WINTER News & Notes
The themes for this edition are pairings, groupings, and movings. The first example comes from Philadelphia’s Wexler Gallery, a firm that deals in both modern art and modern design and is known for quirkily curated exhibitions. One that opens on December 3 is a doozy: a show that couples works on paper by Pablo Picasso with new work by designer Wendell Castle [right]. How come this marriage? “I wanted to challenge the viewer,” says gallery owner Lewis Wexler. “Wendell’s new work uses the stack-laminated wood technique he perfected in the 1960s to create pieces in abstract forms. After seeing the new work, I felt that a modernist artist would be interesting to show with Castle. What better artist than Picasso?”
Another artist and designer have been coupled at the Lower Belvedere in Vienna. The exhibition Gustav Klimt/Josef Hoffmann: Pioneers of Modernism runs until March 4, 2012. The two met in 1897 at the Vienna Secession artists union, and subsequently designed and decorated a number of exhibition spaces together. Klimt and Hoffmann also had a surprising number of clients in common. The former painted their portraits, the latter designed houses, interiors, and even jewelry for them. A highlight of the show is a reproduction of the Hoffman’s masterpiece, the Palais Stoclet in Brussels.
As more and more design dealers get in on the action in the Chelsea art gallery district of Manhattan, teaming up may be a new trend. Case in point: dealer, decorator, and all-around tastemaker Ford Lininger has moved into the showroom [left] of the furnishings design team Khouri Guzman Bunce Ltd. —better know as KGB Ltd.—on West Twenty-Fifth Street. Lininger deems the location—adjacent to the High Line park—“the best gallery block in the city.” He will represent KGB’s work and says his move to west Chelsea “was based on the fact that the furniture I deal in is really as much art as it is design.”
Nature abhors a vacuum and so do gallery owners. For several years, art collector and entrepreneur Cathy Vedovi co-owned the M Building in the Wynwood arts district of Miami with Parisian design dealer Emmanuel Perrotin . When Perrotin opted out early this year and Vedovi took sole possession of the M, she brought in Paris-based designer-dealer Chahan Minassian for a revamp. He came up with a scheme to style the first floor as if it were a residence, leaving upper-floor spaces as white boxes suitable for exhibitions, lectures, and such.

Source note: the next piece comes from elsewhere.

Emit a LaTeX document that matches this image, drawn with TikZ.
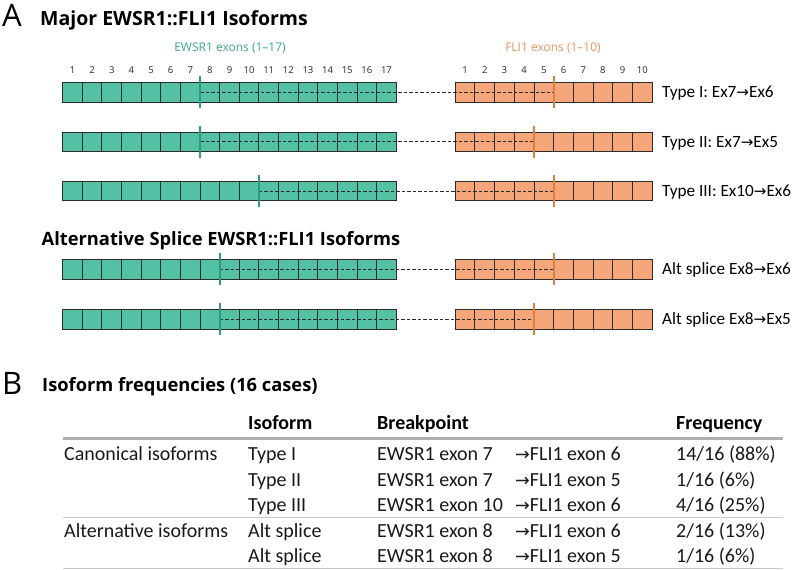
\documentclass[tikz,border=0pt]{standalone}
\usepackage{fontspec}
\setmainfont{Carlito}
\newfontfamily\osans{Open Sans}
\newfontfamily\arrowfont{DejaVu Sans}
\newcommand\myarr{\scalebox{0.88}{\arrowfont\char"2192}}
\definecolor{tealfill}{HTML}{54C0A4}
\definecolor{tealline}{HTML}{2E9B7E}
\definecolor{tealtext}{HTML}{3DA58A}
\definecolor{orangefill}{HTML}{F5A67B}
\definecolor{orangeline}{HTML}{E0803F}
\definecolor{orangetext}{HTML}{E8935E}
\definecolor{boxline}{HTML}{2B2B2B}
\definecolor{rulegray}{HTML}{AEAEAE}
\definecolor{thingray}{HTML}{C8C8C8}
\begin{document}
\begin{tikzpicture}[x=1pt,y=-1pt,
  ebox/.style={draw=boxline, fill=tealfill, line width=0.9pt, minimum width=19.62pt, minimum height=19.5pt, inner sep=0pt, outer sep=0pt},
  fbox/.style={draw=boxline, fill=orangefill, line width=0.9pt, minimum width=19.7pt, minimum height=19.5pt, inner sep=0pt, outer sep=0pt},
  dashline/.style={draw=boxline, line width=0.75pt, dash pattern=on 3.5pt off 2pt},
  ebreak/.style={draw=tealline, line width=1.8pt},
  fbreak/.style={draw=orangeline, line width=1.8pt},
  rowlab/.style={font=\fontsize{17.2}{20}\selectfont, inner sep=0pt, anchor=base west},
  num/.style={font=\osans\fontsize{9.5}{10}\selectfont, text=black!85, inner sep=0pt, anchor=base},
  sectitle/.style={font=\osans\bfseries\fontsize{18.5}{20}\selectfont, inner sep=0pt, anchor=base west},
  panel/.style={font=\osans\fontsize{31}{32}\selectfont, inner sep=0pt, anchor=base west},
  td/.style={font=\fontsize{20}{22}\selectfont, text=black!90, inner sep=0pt, anchor=base west},
  th/.style={font=\bfseries\fontsize{20}{22}\selectfont, inner sep=0pt, anchor=base west},
  thickrule/.style={draw=rulegray, line width=3pt},
  thinrule/.style={draw=thingray, line width=1pt}
]
\useasboundingbox[fill=white] (0,0) rectangle (798,570);

% Panel A
\node[panel] (pA) at (2,26.5) {A};
\node[sectitle, font=\osans\bfseries\fontsize{19.5}{21}\selectfont] (t1) at (40,25) {Major EWSR1::FLI1 Isoforms};
\node[font=\osans\fontsize{12}{13}\selectfont, text=tealtext, inner sep=0pt, anchor=base] (eh) at (230,51.5) {EWSR1 exons (1–17)};
\node[font=\osans\fontsize{12}{13}\selectfont, text=orangetext, inner sep=0pt, anchor=base] (fh) at (553,51.5) {FLI1 exons (1–10)};
\foreach \i in {1,...,17} \node[num] (en\i) at ({62.7+(\i-0.5)*19.62},73.3) {\i};
\foreach \i in {1,...,10} \node[num] (fn\i) at ({455.2+(\i-0.5)*19.7},73.3) {\i};

\node[sectitle, font=\osans\bfseries\fontsize{18.3}{20}\selectfont] (t2) at (41.5,245) {Alternative Splice EWSR1::FLI1 Isoforms};

\foreach \r/\cy/\eb/\fb/\lab in {
  1/92.2/7/5/{Type I: Ex7\myarr Ex6},
  2/141.7/7/4/{Type II: Ex7\myarr Ex5},
  3/191/10/5/{Type III: Ex10\myarr Ex6},
  4/269.3/8/5/{Alt splice Ex8\myarr Ex6},
  5/319.3/8/4/{Alt splice Ex8\myarr Ex5}} {
  \foreach \i in {1,...,17} \node[ebox] (e\r-\i) at ({62.7+(\i-0.5)*19.62},\cy) {};
  \foreach \i in {1,...,10} \node[fbox] (f\r-\i) at ({455.2+(\i-0.5)*19.7},\cy) {};
  \coordinate (eb\r) at ({62.7+\eb*19.62},\cy);
  \coordinate (fb\r) at ({455.2+\fb*19.7},\cy);
  \draw[dashline] (eb\r) -- (fb\r);
  \draw[ebreak] ([yshift=16pt]eb\r) -- ([yshift=-16pt]eb\r);
  \draw[fbreak] ([yshift=16pt]fb\r) -- ([yshift=-16pt]fb\r);
  \node[rowlab] (l\r) at (662,\cy+5.5) {\lab};
}

% Panel B
\node[panel] (pB) at (2,394.5) {B};
\node[sectitle, font=\osans\bfseries\fontsize{18.3}{20}\selectfont] (t3) at (42,391.5) {Isoform frequencies (16 cases)};

\node[th] (hiso) at (248,429) {Isoform};
\node[th] (hbp) at (377,429) {Breakpoint};
\node[th] (hfr) at (676,429) {Frequency};
\draw[thickrule] (63,438.5) -- (783,438.5);

\node[td] (g1) at (64,460.5) {Canonical isoforms};
\node[td] (i1) at (248,460.5) {Type I};
\node[td] (b1) at (377,460.5) {EWSR1 exon 7};
\node[td] (c1) at (515,460.5) {\myarr FLI1 exon 6};
\node[td] (q1) at (676,460.5) {14/16 (88\%)};

\node[td] (i2) at (248,486) {Type II};
\node[td] (b2) at (377,486) {EWSR1 exon 7};
\node[td] (c2) at (515,486) {\myarr FLI1 exon 5};
\node[td] (q2) at (676,486) {1/16 (6\%)};

\node[td] (i3) at (248,511.5) {Type III};
\node[td] (b3) at (377,511.5) {EWSR1 exon 10};
\node[td] (c3) at (515,511.5) {\myarr FLI1 exon 6};
\node[td] (q3) at (676,511.5) {4/16 (25\%)};

\draw[thinrule] (63,517) -- (783,517);

\node[td] (g2) at (64,537) {Alternative isoforms};
\node[td] (i4) at (248,537) {Alt splice};
\node[td] (b4) at (377,537) {EWSR1 exon 8};
\node[td] (c4) at (515,537) {\myarr FLI1 exon 6};
\node[td] (q4) at (676,537) {2/16 (13\%)};

\node[td] (i5) at (248,562.5) {Alt splice};
\node[td] (b5) at (377,562.5) {EWSR1 exon 8};
\node[td] (c5) at (515,562.5) {\myarr FLI1 exon 5};
\node[td] (q5) at (676,562.5) {1/16 (6\%)};

\draw[thinrule] (63,568.3) -- (783,568.3);
\end{tikzpicture}
\end{document}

Art from Vedovi’s holdings is sprinkled throughout the main floor; Minassian created a “living room” that is actually a branch of Chahan, his Paris design gallery; and the “kitchen” is home to a bakery.
Move over La Cienega Boulevard—Los Angeles now officially has another top-shelf design district. Melrose Avenue is the new cruising zone for collectors and interior designers. Pioneers such as Galerie Half and Boo Radley’s Antiques have been joined in recent months by Reform Gallery [photos right] and Pegaso. Further along the avenue, the venerable (if unfortunately named) mid-century design shop Skank World and the collectibles store Kantor LA have hung out their shingles. Says Reform Gallery owner Gerard O’Brien: “I have noticed a big increase in the number of decorators coming by. They say that they like being able to hit so many doors in a two block radius, not to mention that stores like JF Chen and Blackman Cruz are just around the corner on Highland Ave.”
Having upped stakes from Paris the chic dealer Flore de Brantes is settling nicely into her new gallery in Brussels [photo below]. The move, she says, “was dictated by the fact that Brussels is both the European Union capital and the geographical center of Europe.” The gallery is located in a National Heritage-certified art nouveau townhouse built in 1903 and designed by architect Ernest Blérot. De Brantes continues to offer her trademark mix of antique and contemporary design and art.
Given a generous £17.5 million kick-start by Sir Terence Conran, efforts are continuing apace to move London’s Design Museum across the Thames by 2014. Leaving its current space on the South Bank—a onetime banana warehouse—the museum will triple its exhibition space when it relocates to the Commonwealth Institute, a striking, tent-shaped building near Holland Park, erected in 1962 and empty since 2002. One of the lead architects for the renovation, John Pawson, says “The Commonwealth Institute is fifty years old, but the form still feels daring. The sense of vertical expansion when you step into the heart of the building is exhilarating no matter how many times you experience it. Our work is about preserving and enhancing this spatial experience for new generations of visitors.”
Expressive Modern: The Interiors of Amy Lau, the first book from the elegant and engaging New York designer, was issued recently by Monacelli Press. Lau has a knack for making modernist furnishings bounce, as the book amply proves. Grab it.
Final Notes: Next year MODERN will expand a lecture series on “Collecting Design,” initiated in the Fall of 2011. Talks are held at the Decoration & Design Building, 979 Third Avenue, New York … The special “Design Guide” insert in the Fall issue of MODERN gave an incorrect address for Hirschl & Adler Galleries. The firm is located in the famed Crown Building at 730 Fifth Avenue, New York. Apologies.